**WHAT YOU SHOULD DO**
Repeat exactly the lines running from the first line of the data to the line containing "-2.61, -2.72, -2.777]", both ends included, and nothing else; drop the pictures.

**DATA EXCERPT**
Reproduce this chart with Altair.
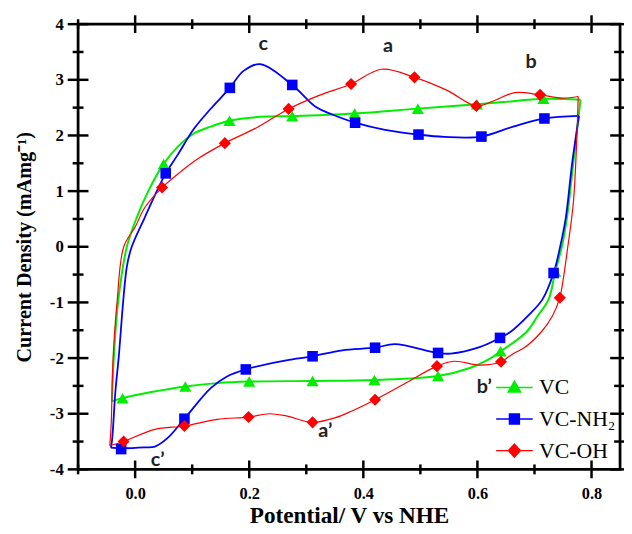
import altair as alt
import pandas as pd

series_names = ["VC", "VC-NH₂", "VC-OH"]
line_colors = ["#00ee00", "#0000ff", "#ff0000"]
line_widths = [2.0, 1.8, 1.2]
marker_shapes = ["triangle-up", "square", "diamond"]
marker_sizes = [150, 115, 150]

# ---- curve points (anodic "up" branch and cathodic "down" branch) ----
vc_up_x = [-0.0404, -0.0398, -0.0375, -0.030, -0.0145, 0.003, 0.023, 0.050, 0.0748, 0.1037, 0.1325, 0.1653, 0.219, 0.2754, 0.3848, 0.4955, 0.599, 0.645, 0.7157, 0.7807]
vc_up_y = [-2.777, -2.5, -2.01, -1.0, 0.0, 0.53, 1.0, 1.489, 1.80, 2.04, 2.158, 2.264, 2.335, 2.347, 2.394, 2.482, 2.56, 2.60, 2.66, 2.642]
vc_dn_x = [0.7807, 0.768, 0.757, 0.748, 0.7364, 0.7248, 0.7058, 0.6856, 0.6406, 0.622, 0.588, 0.531, 0.4194, 0.311, 0.1999, 0.144, 0.088, 0.0287, -0.022, -0.0404]
vc_dn_y = [2.642, 1.5, 0.53, 0.0, -0.443, -0.945, -1.24, -1.536, -1.879, -2.01, -2.174, -2.323, -2.394, -2.411, -2.422, -2.45, -2.51, -2.61, -2.72, -2.777]

nh_up_x = [-0.0426, -0.0405, -0.0346, -0.029, -0.0145, -0.006, 0.017, 0.038, 0.0536, 0.0748, 0.1037, 0.1325, 0.166, 0.190, 0.219, 0.2754, 0.317, 0.3457, 0.3856, 0.438, 0.4967, 0.5416, 0.607, 0.6626, 0.7174, 0.778]
nh_up_y = [-3.61, -3.48, -2.6, -2.01, -0.355, 0.0, 0.53, 1.0, 1.319, 1.656, 2.128, 2.48, 2.855, 3.16, 3.28, 2.908, 2.51, 2.376, 2.229, 2.10, 2.016, 1.975, 1.98, 2.158, 2.305, 2.35]
nh_dn_x = [0.778, 0.766, 0.755, 0.745, 0.7335, 0.714, 0.6885, 0.657, 0.6396, 0.605, 0.553, 0.531, 0.455, 0.4206, 0.363, 0.311, 0.265, 0.194, 0.161, 0.1325, 0.0864, 0.0576, 0.0346, 0.017, -0.0245, -0.0426]
nh_dn_y = [2.35, 1.5, 0.53, 0.0, -0.472, -0.945, -1.24, -1.536, -1.637, -1.80, -1.92, -1.908, -1.75, -1.814, -1.86, -1.968, -2.04, -2.204, -2.33, -2.54, -3.09, -3.43, -3.59, -3.605, -3.62, -3.61]

oh_up_x = [-0.0444, -0.042, -0.0387, -0.0317, -0.020, 0.0, 0.0173, 0.0472, 0.08, 0.11, 0.1573, 0.213, 0.269, 0.3226, 0.3786, 0.432, 0.4897, 0.547, 0.598, 0.628, 0.6655, 0.7098, 0.749, 0.7767]
oh_up_y = [-3.575, -3.19, -2.01, -1.0, 0.0, 0.355, 0.71, 1.064, 1.35, 1.58, 1.862, 2.14, 2.477, 2.72, 2.926, 3.19, 3.044, 2.81, 2.53, 2.62, 2.77, 2.73, 2.67, 2.70]
oh_dn_x = [0.7767, 0.7684, 0.7576, 0.7494, 0.7444, 0.7317, 0.7115, 0.680, 0.668, 0.654, 0.6413, 0.605, 0.559, 0.529, 0.4724, 0.4206, 0.380, 0.3514, 0.311, 0.265, 0.235, 0.1988, 0.144, 0.0864, 0.0346, -0.0202, -0.0444]
oh_dn_y = [2.70, 0.828, -0.06, -0.65, -0.915, -1.24, -1.536, -1.83, -1.89, -1.98, -2.067, -2.128, -2.057, -2.145, -2.46, -2.748, -2.95, -3.07, -3.155, -3.04, -3.0, -3.06, -3.10, -3.22, -3.28, -3.498, -3.575]

# ---- marker points ----
vc_mk_x = [0.050, 0.1653, 0.2754, 0.3848, 0.4955, 0.599, 0.7157, 0.7364, 0.6406, 0.531, 0.4194, 0.311, 0.1999, 0.088, -0.022]
vc_mk_y = [1.489, 2.264, 2.347, 2.394, 2.482, 2.56, 2.66, -0.443, -1.879, -2.323, -2.394, -2.411, -2.422, -2.51, -2.72]
nh_mk_x = [0.0536, 0.166, 0.2754, 0.3856, 0.4967, 0.607, 0.7174, 0.7335, 0.6396, 0.531, 0.4206, 0.311, 0.194, 0.0864, -0.0245]
nh_mk_y = [1.319, 2.855, 2.908, 2.229, 2.016, 1.98, 2.305, -0.472, -1.637, -1.908, -1.814, -1.968, -2.204, -3.09, -3.635]
oh_mk_x = [0.0472, 0.1573, 0.269, 0.3786, 0.4897, 0.598, 0.7098, 0.7444, 0.6413, 0.529, 0.4206, 0.311, 0.1988, 0.0864, -0.0202]
oh_mk_y = [1.064, 1.862, 2.477, 2.926, 3.044, 2.53, 2.73, -0.915, -2.067, -2.145, -2.748, -3.155, -3.06, -3.22, -3.498]

# ---- peak annotations ----
ann_text = ["c", "a", "b", "c’", "a’", "b’"]
ann_x = [0.2246, 0.4434, 0.694, 0.0396, 0.3335, 0.612]
ann_y = [3.64, 3.61, 3.32, -3.83, -3.31, -2.53]

# ---- axis ticks ----
x_major = [0.0, 0.2, 0.4, 0.6, 0.8]
x_minor = [-0.1, 0.1, 0.3, 0.5, 0.7]
y_major = [-4, -3, -2, -1, 0, 1, 2, 3, 4]
y_minor = [-3.5, -2.5, -1.5, -0.5, 0.5, 1.5, 2.5, 3.5]

legend_paths = [
    "M-1.85,0L1.85,0M-0.62,0.45L0,-0.62L0.62,0.45Z",
    "M-1.85,0L1.85,0M-0.5,-0.5L0.5,-0.5L0.5,0.5L-0.5,0.5Z",
    "M-1.85,0L1.85,0M0,-0.65L0.6,0L0,0.65L-0.6,0Z",
]

# ---- build tables ----
curves = {
    "VC": [(vc_up_x, vc_up_y), (vc_dn_x, vc_dn_y)],
    "VC-NH₂": [(nh_up_x, nh_up_y), (nh_dn_x, nh_dn_y)],
    "VC-OH": [(oh_up_x, oh_up_y), (oh_dn_x, oh_dn_y)],
}
rows = []
for s, branches in curves.items():
    for b, (xs, ys) in enumerate(branches):
        for i, (xv, yv) in enumerate(zip(xs, ys)):
            rows.append({"series": s, "seg": f"{s}-{b}", "i": i, "x": xv, "y": yv})
lines_df = pd.DataFrame(rows)

mk = {"VC": (vc_mk_x, vc_mk_y), "VC-NH₂": (nh_mk_x, nh_mk_y), "VC-OH": (oh_mk_x, oh_mk_y)}
mrows = []
for s, (xs, ys) in mk.items():
    for xv, yv in zip(xs, ys):
        mrows.append({"series": s, "x": xv, "y": yv})
markers_df = pd.DataFrame(mrows)

ann_df = pd.DataFrame({"t": ann_text, "x": ann_x, "y": ann_y})

W, H = 549, 451
xscale = alt.Scale(domain=[-0.1, 0.85], nice=False, zero=False)
yscale = alt.Scale(domain=[-4, 4], nice=False, zero=False)
SERIF = "Liberation Serif"

def X(field="x:Q"):
    return alt.X(field, scale=xscale, axis=None)

def Y(field="y:Q"):
    return alt.Y(field, scale=yscale, axis=None)

# axis layer carrying tick labels and titles
ax_a = alt.Chart(markers_df).mark_point(opacity=0).encode(
    x=alt.X("x:Q", scale=xscale, axis=alt.Axis(
        orient="bottom", values=x_major, labelExpr="format(datum.value, '.1f')",
        offset=-9, labelPadding=26, labelFont=SERIF, labelFontSize=16.5,
        labelFontWeight="bold", labelColor="black", title="Potential/ V vs NHE",
        titleFont=SERIF, titleFontSize=23.5, titleFontWeight="bold", titleColor="black",
        titlePadding=1, domain=False, grid=False, ticks=False)),
    y=alt.Y("y:Q", scale=yscale, axis=alt.Axis(
        orient="left", values=y_major, labelExpr="'' + datum.value",
        offset=-10, labelPadding=25, labelFont=SERIF, labelFontSize=17,
        labelFontWeight="bold", labelColor="black", title="Current Density (mAmg⁻¹)",
        titleFont=SERIF, titleFontSize=20.5, titleFontWeight="bold", titleColor="black",
        titlePadding=15, domain=False, grid=False, ticks=False)),
)

# crossing tick marks on all four sides, placed by the scales
def xticks(vals, half, at):
    return alt.Chart(pd.DataFrame({"v": vals})).mark_rule(color="black", strokeWidth=2.5).encode(
        x=X("v:Q"), y=alt.value(at - half), y2=alt.value(at + half))

def yticks(vals, half, at):
    return alt.Chart(pd.DataFrame({"v": vals})).mark_rule(color="black", strokeWidth=2.5).encode(
        y=Y("v:Q"), x=alt.value(at - half), x2=alt.value(at + half))

tick_layers = [
    xticks(x_major, 9, H), xticks(x_minor, 5, H), xticks(x_major, 9, 0), xticks(x_minor, 5, 0),
    yticks(y_major, 10.5, 0), yticks(y_minor, 5.5, 0), yticks(y_major, 10, W), yticks(y_minor, 6, W),
]

line_layers = []
point_layers = []
for s, col, lw, shp, sz in zip(series_names, line_colors, line_widths, marker_shapes, marker_sizes):
    line_layers.append(
        alt.Chart(lines_df[lines_df["series"] == s]).mark_line(
            interpolate="catmull-rom", color=col, strokeWidth=lw).encode(
            x=X(), y=Y(), detail="seg:N", order="i:Q")
    )
    point_layers.append(
        alt.Chart(markers_df[markers_df["series"] == s]).mark_point(
            filled=True, opacity=1, shape=shp, size=sz, color=col).encode(x=X(), y=Y())
    )

leg = alt.Legend(title=None, orient="none", legendX=431, legendY=357, symbolSize=400,
                 symbolStrokeWidth=1.5, symbolOpacity=1, symbolFillColor="white",
                 labelFont=SERIF, labelFontSize=22,
                 labelColor="black", labelOffset=14, rowPadding=10, padding=0)

legend_layer = alt.Chart(markers_df).mark_point(filled=True, opacity=0).encode(
    x=X(), y=Y(),
    fill=alt.Fill("series:N", scale=alt.Scale(domain=series_names, range=line_colors), legend=leg),
    stroke=alt.Stroke("series:N", scale=alt.Scale(domain=series_names, range=line_colors), legend=leg),
    shape=alt.Shape("series:N", scale=alt.Scale(domain=series_names, range=legend_paths), legend=leg),
)

labels = alt.Chart(ann_df).mark_text(font="Lato", fontSize=20, fontWeight="bold", color="#222222").encode(
    x=X(), y=Y(), text="t:N",
)

chart = alt.layer(ax_a, *line_layers, *point_layers, legend_layer, labels, *tick_layers).resolve_axis(
    x="independent", y="independent"
).properties(
    width=W, height=H,
    padding={"left": 71, "top": 13, "right": 4, "bottom": 55},
    autosize=alt.AutoSizeParams(type="none"),
).configure_view(stroke="black", strokeWidth=2.8)

chart.save("out.html", embed_options={"renderer": "svg", "actions": False})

**SOLUTION TO THIS TASK**
Reproduce this chart with Altair.
import altair as alt
import pandas as pd

series_names = ["VC", "VC-NH₂", "VC-OH"]
line_colors = ["#00ee00", "#0000ff", "#ff0000"]
line_widths = [2.0, 1.8, 1.2]
marker_shapes = ["triangle-up", "square", "diamond"]
marker_sizes = [150, 115, 150]

# ---- curve points (anodic "up" branch and cathodic "down" branch) ----
vc_up_x = [-0.0404, -0.0398, -0.0375, -0.030, -0.0145, 0.003, 0.023, 0.050, 0.0748, 0.1037, 0.1325, 0.1653, 0.219, 0.2754, 0.3848, 0.4955, 0.599, 0.645, 0.7157, 0.7807]
vc_up_y = [-2.777, -2.5, -2.01, -1.0, 0.0, 0.53, 1.0, 1.489, 1.80, 2.04, 2.158, 2.264, 2.335, 2.347, 2.394, 2.482, 2.56, 2.60, 2.66, 2.642]
vc_dn_x = [0.7807, 0.768, 0.757, 0.748, 0.7364, 0.7248, 0.7058, 0.6856, 0.6406, 0.622, 0.588, 0.531, 0.4194, 0.311, 0.1999, 0.144, 0.088, 0.0287, -0.022, -0.0404]
vc_dn_y = [2.642, 1.5, 0.53, 0.0, -0.443, -0.945, -1.24, -1.536, -1.879, -2.01, -2.174, -2.323, -2.394, -2.411, -2.422, -2.45, -2.51, -2.61, -2.72, -2.777]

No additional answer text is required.